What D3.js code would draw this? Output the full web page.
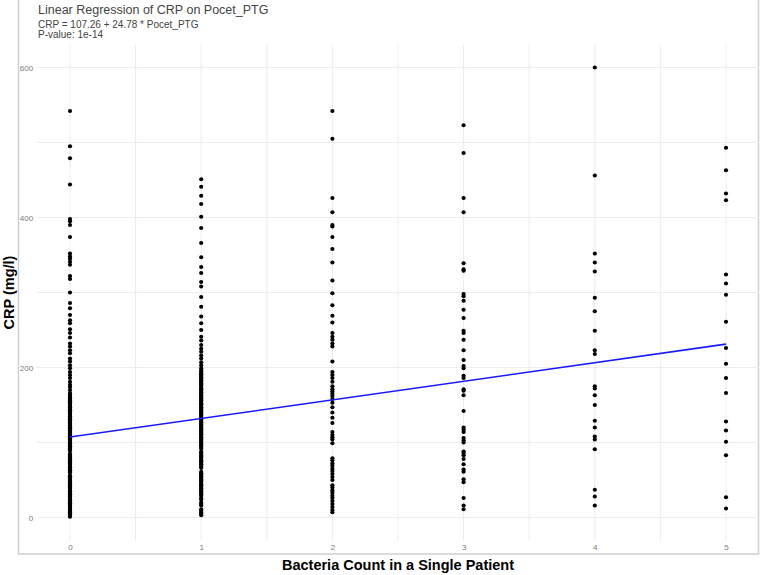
<!DOCTYPE html>
<html lang="en">
<head>
<meta charset="UTF-8">
<title>Linear Regression of CRP on Pocet_PTG</title>
<script src="https://d3js.org/d3.v7.min.js"></script>
<style>
  body { margin: 0; background: #fff; }
  svg { display: block; font-family: "Liberation Sans", Arial, sans-serif; }
</style>
</head>
<body>
<div id="chart"></div>
<script>
// CRP values (mg/l) per bacteria count
var crp0 = [542, 495, 479, 444, 398, 395, 390, 374, 352, 348, 345, 341, 337, 322, 318, 300,
  286, 279, 270, 263, 259, 251, 246, 240, 232, 228, 223, 219, 212, 208, 203, 199, 194, 190,
  186, 181, 177, 174, 170, 166, 164, 162, 161, 159, 158, 156, 155, 153, 152, 150, 149, 147,
  146, 144, 143, 141, 140, 138, 137, 135, 134, 132, 131, 129, 128, 126, 125, 123, 122, 120,
  119, 117, 116, 114, 113, 111, 110, 108, 107, 105, 104, 102, 101, 99, 98, 96, 95, 93, 92,
  90, 89, 85, 84, 82, 81, 79, 78, 76, 75, 73, 72, 70, 69, 67, 66, 64, 63, 61, 60, 56, 55, 53,
  52, 50, 49, 47, 46, 44, 43, 41, 40, 38, 37, 35, 34, 32, 31, 29, 28, 26, 25, 23, 22, 20, 19,
  17, 16, 14, 13, 11, 10, 8, 7, 5, 4, 2, 1];
var crp1 = [451, 441, 429, 418, 401, 386, 366, 347, 334, 326, 314, 308, 294, 281, 268, 259,
  250, 241, 236, 230, 225, 221, 216, 212, 207, 203, 199, 196, 194, 192, 191, 189, 187, 186,
  184, 182, 181, 179, 177, 176, 174, 172, 171, 169, 167, 166, 164, 162, 161, 159, 157, 156,
  154, 152, 151, 149, 147, 146, 144, 142, 141, 139, 137, 136, 134, 132, 131, 129, 127, 126,
  124, 122, 121, 119, 117, 116, 114, 112, 111, 109, 107, 106, 104, 102, 101, 99, 97, 96, 94,
  92, 88, 86, 85, 83, 81, 80, 78, 76, 75, 73, 71, 70, 68, 66, 61, 59, 58, 56, 54, 53, 51, 49,
  48, 46, 44, 43, 41, 39, 38, 36, 34, 33, 31, 29, 26, 24, 20, 18, 16, 11, 9, 7, 5, 3];
var crp2 = [542, 505, 426, 407, 390, 388, 374, 358, 340, 316, 299, 283, 269, 260, 246, 241,
  237, 232, 228, 208, 194, 190, 186, 181, 175, 171, 168, 165, 162, 158, 153, 147, 140, 133,
  126, 114, 110, 107, 104, 99, 79, 76, 72, 69, 65, 62, 58, 54, 50, 43, 40, 36, 33, 29, 26,
  22, 18, 14, 10, 7];
var crp3 = [523, 486, 426, 407, 339, 331, 329, 298, 295, 289, 277, 266, 249, 246, 237, 223,
  210, 202, 199, 189, 186, 171, 169, 163, 142, 120, 117, 114, 106, 103, 100, 88, 86, 83, 78,
  71, 64, 61, 51, 47, 26, 16, 11];
var crp4 = [600, 456, 352, 340, 328, 293, 275, 249, 223, 218, 175, 172, 163, 150, 129, 120,
  108, 104, 91, 37, 28, 16];
var crp5 = [493, 463, 432, 423, 324, 312, 297, 261, 226, 205, 186, 166, 128, 116, 101, 83, 27, 12];

var counts = [0, 1, 2, 3, 4, 5];
var crpByCount = [crp0, crp1, crp2, crp3, crp4, crp5];
var yTicks = [0, 200, 400, 600];
var yMinor = [100, 300, 500];
var xMinor = [0.5, 1.5, 2.5, 3.5, 4.5];
var intercept = 107.26, slope = 24.78;

var W = 762, H = 575;
var svg = d3.select("#chart").append("svg").attr("width", W).attr("height", H);

var x = d3.scaleLinear().domain([-0.25, 5.25]).range([37.2, 758.8]);
var y = d3.scaleLinear().domain([-30, 630]).range([540, 45]);

// frame around the figure
svg.append("rect")
  .attr("x", 18.5).attr("y", -2).attr("width", 740).attr("height", 556)
  .attr("fill", "none").attr("stroke", "#cfcfcf").attr("stroke-width", 1.5);

// grid
var grid = svg.append("g").attr("stroke", "#ececec").attr("stroke-width", 1);
grid.selectAll(".hm").data(yMinor.concat(yTicks)).enter().append("line")
  .attr("x1", x.range()[0]).attr("x2", x.range()[1])
  .attr("y1", d => y(d)).attr("y2", d => y(d));
grid.selectAll(".vm").data(xMinor.concat(counts)).enter().append("line")
  .attr("y1", y.range()[0]).attr("y2", y.range()[1])
  .attr("x1", d => x(d)).attr("x2", d => x(d));

// axes (text only, like theme_minimal)
var yAxis = svg.append("g").attr("transform", "translate(" + x.range()[0] + ",0)")
  .call(d3.axisLeft(y).tickValues(yTicks).tickSize(0).tickPadding(4).tickFormat(d3.format("d")));
var xAxis = svg.append("g").attr("transform", "translate(0," + y.range()[0] + ")")
  .call(d3.axisBottom(x).tickValues(counts).tickSize(0).tickPadding(4).tickFormat(d3.format("d")));
[xAxis, yAxis].forEach(function(a) {
  a.select(".domain").remove();
  a.selectAll("text").attr("fill", "#7a7a7a").style("font-size", "8px")
    .style("font-family", "Liberation Sans, Arial, sans-serif");
});

// points
var pts = [];
crpByCount.forEach(function(vals, i) {
  vals.forEach(function(v) { pts.push({count: counts[i], crp: v}); });
});
svg.append("g").selectAll("circle").data(pts).enter().append("circle")
  .attr("cx", d => x(d.count)).attr("cy", d => y(d.crp))
  .attr("r", 2.1).attr("fill", "#000");

// regression line
svg.append("path")
  .datum([0, 5])
  .attr("fill", "none").attr("stroke", "#1a1aff").attr("stroke-width", 1.6)
  .attr("d", d3.line().x(d => x(d)).y(d => y(intercept + slope * d)));

// titles
svg.append("text").attr("x", 38).attr("y", 14)
  .attr("fill", "#444").style("font-size", "12.5px")
  .text("Linear Regression of CRP on Pocet_PTG");
svg.append("text").attr("x", 38).attr("y", 28)
  .attr("fill", "#444").style("font-size", "10px")
  .text("CRP = 107.26 + 24.78 * Pocet_PTG");
svg.append("text").attr("x", 38).attr("y", 38)
  .attr("fill", "#444").style("font-size", "10px")
  .text("P-value: 1e-14");

svg.append("text")
  .attr("x", (x.range()[0] + x.range()[1]) / 2).attr("y", 570)
  .attr("text-anchor", "middle").style("font-size", "14.5px").style("font-weight", "bold")
  .text("Bacteria Count in a Single Patient");
svg.append("text")
  .attr("transform", "translate(14," + ((y.range()[0] + y.range()[1]) / 2) + ") rotate(-90)")
  .attr("text-anchor", "middle").style("font-size", "14.5px").style("font-weight", "bold")
  .text("CRP (mg/l)");
</script>
</body>
</html>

**THE TASK**. Every line above should be returned exactly; the pictures stay out.

**THE RESULT**.
What D3.js code would draw this? Output the full web page.
<!DOCTYPE html>
<html lang="en">
<head>
<meta charset="UTF-8">
<title>Linear Regression of CRP on Pocet_PTG</title>
<script src="https://d3js.org/d3.v7.min.js"></script>
<style>
  body { margin: 0; background: #fff; }
  svg { display: block; font-family: "Liberation Sans", Arial, sans-serif; }
</style>
</head>
<body>
<div id="chart"></div>
<script>
// CRP values (mg/l) per bacteria count
var crp0 = [542, 495, 479, 444, 398, 395, 390, 374, 352, 348, 345, 341, 337, 322, 318, 300,
  286, 279, 270, 263, 259, 251, 246, 240, 232, 228, 223, 219, 212, 208, 203, 199, 194, 190,
  186, 181, 177, 174, 170, 166, 164, 162, 161, 159, 158, 156, 155, 153, 152, 150, 149, 147,
  146, 144, 143, 141, 140, 138, 137, 135, 134, 132, 131, 129, 128, 126, 125, 123, 122, 120,
  119, 117, 116, 114, 113, 111, 110, 108, 107, 105, 104, 102, 101, 99, 98, 96, 95, 93, 92,
  90, 89, 85, 84, 82, 81, 79, 78, 76, 75, 73, 72, 70, 69, 67, 66, 64, 63, 61, 60, 56, 55, 53,
  52, 50, 49, 47, 46, 44, 43, 41, 40, 38, 37, 35, 34, 32, 31, 29, 28, 26, 25, 23, 22, 20, 19,
  17, 16, 14, 13, 11, 10, 8, 7, 5, 4, 2, 1];
var crp1 = [451, 441, 429, 418, 401, 386, 366, 347, 334, 326, 314, 308, 294, 281, 268, 259,
  250, 241, 236, 230, 225, 221, 216, 212, 207, 203, 199, 196, 194, 192, 191, 189, 187, 186,
  184, 182, 181, 179, 177, 176, 174, 172, 171, 169, 167, 166, 164, 162, 161, 159, 157, 156,
  154, 152, 151, 149, 147, 146, 144, 142, 141, 139, 137, 136, 134, 132, 131, 129, 127, 126,
  124, 122, 121, 119, 117, 116, 114, 112, 111, 109, 107, 106, 104, 102, 101, 99, 97, 96, 94,
  92, 88, 86, 85, 83, 81, 80, 78, 76, 75, 73, 71, 70, 68, 66, 61, 59, 58, 56, 54, 53, 51, 49,
  48, 46, 44, 43, 41, 39, 38, 36, 34, 33, 31, 29, 26, 24, 20, 18, 16, 11, 9, 7, 5, 3];
var crp2 = [542, 505, 426, 407, 390, 388, 374, 358, 340, 316, 299, 283, 269, 260, 246, 241,
  237, 232, 228, 208, 194, 190, 186, 181, 175, 171, 168, 165, 162, 158, 153, 147, 140, 133,
  126, 114, 110, 107, 104, 99, 79, 76, 72, 69, 65, 62, 58, 54, 50, 43, 40, 36, 33, 29, 26,
  22, 18, 14, 10, 7];
var crp3 = [523, 486, 426, 407, 339, 331, 329, 298, 295, 289, 277, 266, 249, 246, 237, 223,
  210, 202, 199, 189, 186, 171, 169, 163, 142, 120, 117, 114, 106, 103, 100, 88, 86, 83, 78,
  71, 64, 61, 51, 47, 26, 16, 11];
var crp4 = [600, 456, 352, 340, 328, 293, 275, 249, 223, 218, 175, 172, 163, 150, 129, 120,
  108, 104, 91, 37, 28, 16];
var crp5 = [493, 463, 432, 423, 324, 312, 297, 261, 226, 205, 186, 166, 128, 116, 101, 83, 27, 12];

var counts = [0, 1, 2, 3, 4, 5];
var crpByCount = [crp0, crp1, crp2, crp3, crp4, crp5];
var yTicks = [0, 200, 400, 600];
var yMinor = [100, 300, 500];
var xMinor = [0.5, 1.5, 2.5, 3.5, 4.5];
var intercept = 107.26, slope = 24.78;

var W = 762, H = 575;
var svg = d3.select("#chart").append("svg").attr("width", W).attr("height", H);

var x = d3.scaleLinear().domain([-0.25, 5.25]).range([37.2, 758.8]);
var y = d3.scaleLinear().domain([-30, 630]).range([540, 45]);

// frame around the figure
svg.append("rect")
  .attr("x", 18.5).attr("y", -2).attr("width", 740).attr("height", 556)
  .attr("fill", "none").attr("stroke", "#cfcfcf").attr("stroke-width", 1.5);

// grid
var grid = svg.append("g").attr("stroke", "#ececec").attr("stroke-width", 1);
grid.selectAll(".hm").data(yMinor.concat(yTicks)).enter().append("line")
  .attr("x1", x.range()[0]).attr("x2", x.range()[1])
  .attr("y1", d => y(d)).attr("y2", d => y(d));
grid.selectAll(".vm").data(xMinor.concat(counts)).enter().append("line")
  .attr("y1", y.range()[0]).attr("y2", y.range()[1])
  .attr("x1", d => x(d)).attr("x2", d => x(d));

// axes (text only, like theme_minimal)
var yAxis = svg.append("g").attr("transform", "translate(" + x.range()[0] + ",0)")
  .call(d3.axisLeft(y).tickValues(yTicks).tickSize(0).tickPadding(4).tickFormat(d3.format("d")));
var xAxis = svg.append("g").attr("transform", "translate(0," + y.range()[0] + ")")
  .call(d3.axisBottom(x).tickValues(counts).tickSize(0).tickPadding(4).tickFormat(d3.format("d")));
[xAxis, yAxis].forEach(function(a) {
  a.select(".domain").remove();
  a.selectAll("text").attr("fill", "#7a7a7a").style("font-size", "8px")
    .style("font-family", "Liberation Sans, Arial, sans-serif");
});

// points
var pts = [];
crpByCount.forEach(function(vals, i) {
  vals.forEach(function(v) { pts.push({count: counts[i], crp: v}); });
});
svg.append("g").selectAll("circle").data(pts).enter().append("circle")
  .attr("cx", d => x(d.count)).attr("cy", d => y(d.crp))
  .attr("r", 2.1).attr("fill", "#000");

// regression line
svg.append("path")
  .datum([0, 5])
  .attr("fill", "none").attr("stroke", "#1a1aff").attr("stroke-width", 1.6)
  .attr("d", d3.line().x(d => x(d)).y(d => y(intercept + slope * d)));

// titles
svg.append("text").attr("x", 38).attr("y", 14)
  .attr("fill", "#444").style("font-size", "12.5px")
  .text("Linear Regression of CRP on Pocet_PTG");
svg.append("text").attr("x", 38).attr("y", 28)
  .attr("fill", "#444").style("font-size", "10px")
  .text("CRP = 107.26 + 24.78 * Pocet_PTG");
svg.append("text").attr("x", 38).attr("y", 38)
  .attr("fill", "#444").style("font-size", "10px")
  .text("P-value: 1e-14");

svg.append("text")
  .attr("x", (x.range()[0] + x.range()[1]) / 2).attr("y", 570)
  .attr("text-anchor", "middle").style("font-size", "14.5px").style("font-weight", "bold")
  .text("Bacteria Count in a Single Patient");
svg.append("text")
  .attr("transform", "translate(14," + ((y.range()[0] + y.range()[1]) / 2) + ") rotate(-90)")
  .attr("text-anchor", "middle").style("font-size", "14.5px").style("font-weight", "bold")
  .text("CRP (mg/l)");
</script>
</body>
</html>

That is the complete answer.